According to Elizabeth Hartley-Brewer, author of Praising Boys Well and Praising Girls Well, overpraising a child can get them hooked on success and celebration instead of being satisfied by their own accomplishments.
Instead it’s been suggested parents should use praise as a tool to not just boost self-esteem but to reinforce good behaviour and make kids feel loved, inspired and appreciated.
Here’s 7 ways to effectively praise your child
1. Praise the action
Instead of praising the child by saying ‘you were so good in the shops’, focus on complimenting their behaviour instead. Tell them that you like the way they listened and didn’t run around, this will help younger ones realise that it was their behaviour that earned them praise.
2. Boast about child at home
While it can be counterproductive to overdo praise in public, because it puts a lot of pressure on your child to perform, make sure you go to town at home! Talk up achievements as much as you like with your partner and other family members.
Tip: Be mindful of boasting about one child in front of other siblings, it might lead to resentment.
3. Honesty is the best policy
There’s no point in blatantly lying about your son’s awkward cartwheel just to please him, find a way to praise the effort instead. Avoid defining it as good or bad and instead say something like: “it looks as though all that practice you’re doing is helping”.
4. Don’t go overboard
Going over the top with compliments, especially on everyday achievements such as eating dinner, might lead your child to doubt or discount the praise. The first time your daughter blows her nose independently is a big deal, but it’s not after the 10th time. You don’t want you children to feel as though they must continually find ways to impress you.
5. Direct praise
When presented with a page of handwriting, instead of just telling them how lovely it looks, look carefully at the formation of letters, whether there are capitals at the start of each sentence and be specific. Your child will adore that you’re paying such close attention to their work.

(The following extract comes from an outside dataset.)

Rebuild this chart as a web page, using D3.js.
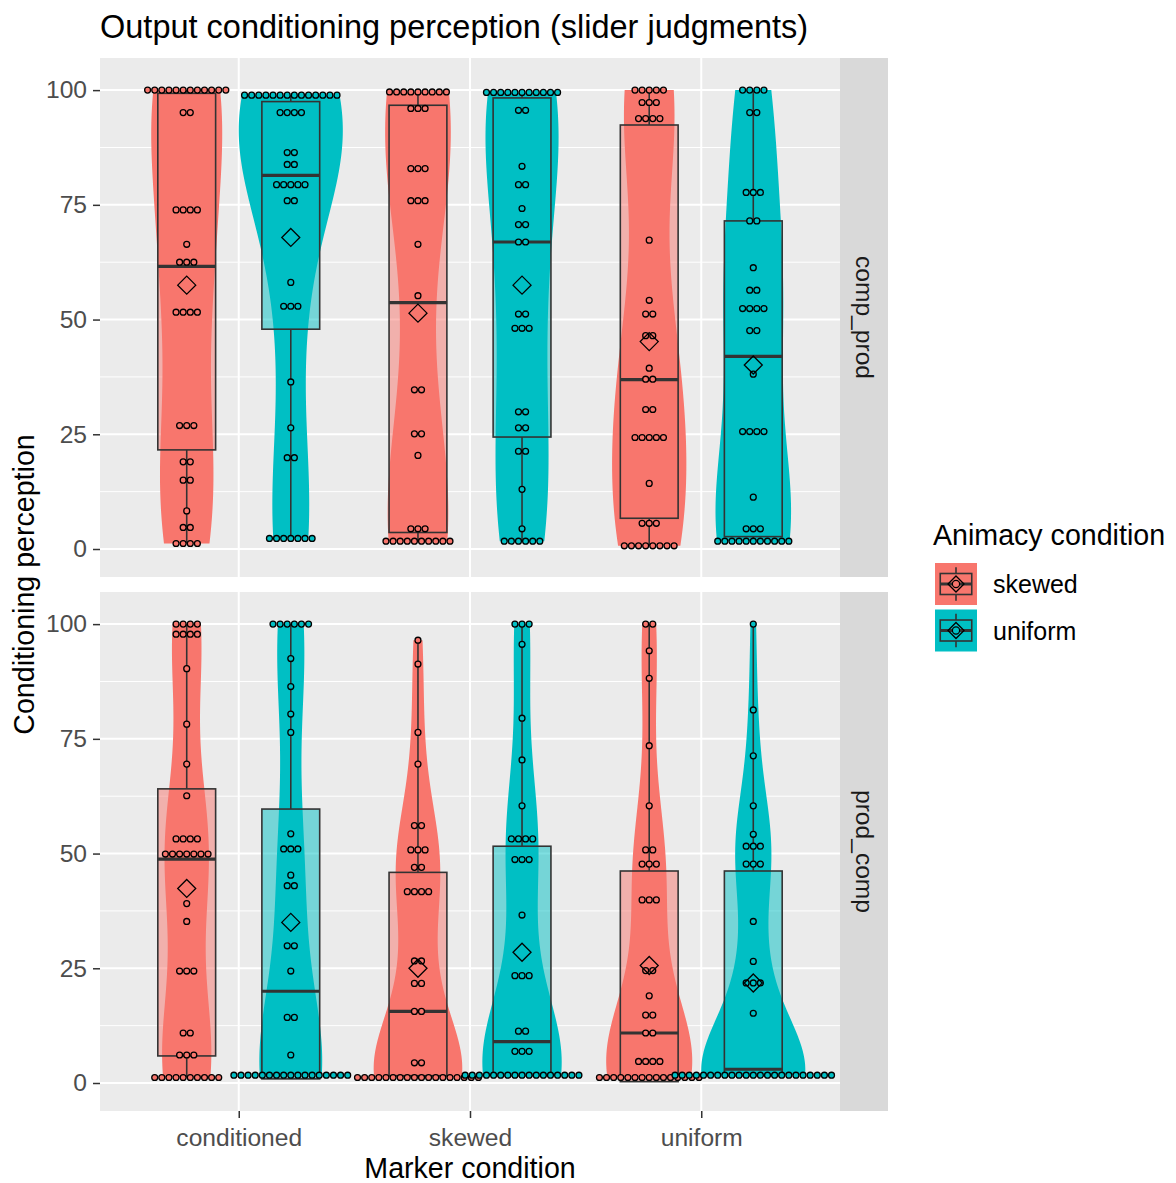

Hint: Try to focus on the positives and work hard to overlook little mistakes; this will inspire them to keep trying.
6. Non-verbal clues
It’s not always possible to praise your child verbally, especially if they are performing on stage or not in speaking distance, so try using body language to express your approval. Give your child a huge smile, a double-handed fist pump or a high five to show you’re proud of their accomplishment.
7. Avoid sarcasm
Kids often don’t get humour, sarcasm or rhetorical questions, in fact it might lead them to think you are pointing out a failure and criticising them. Try celebrating their achievement in a positive way, children can be easily offended.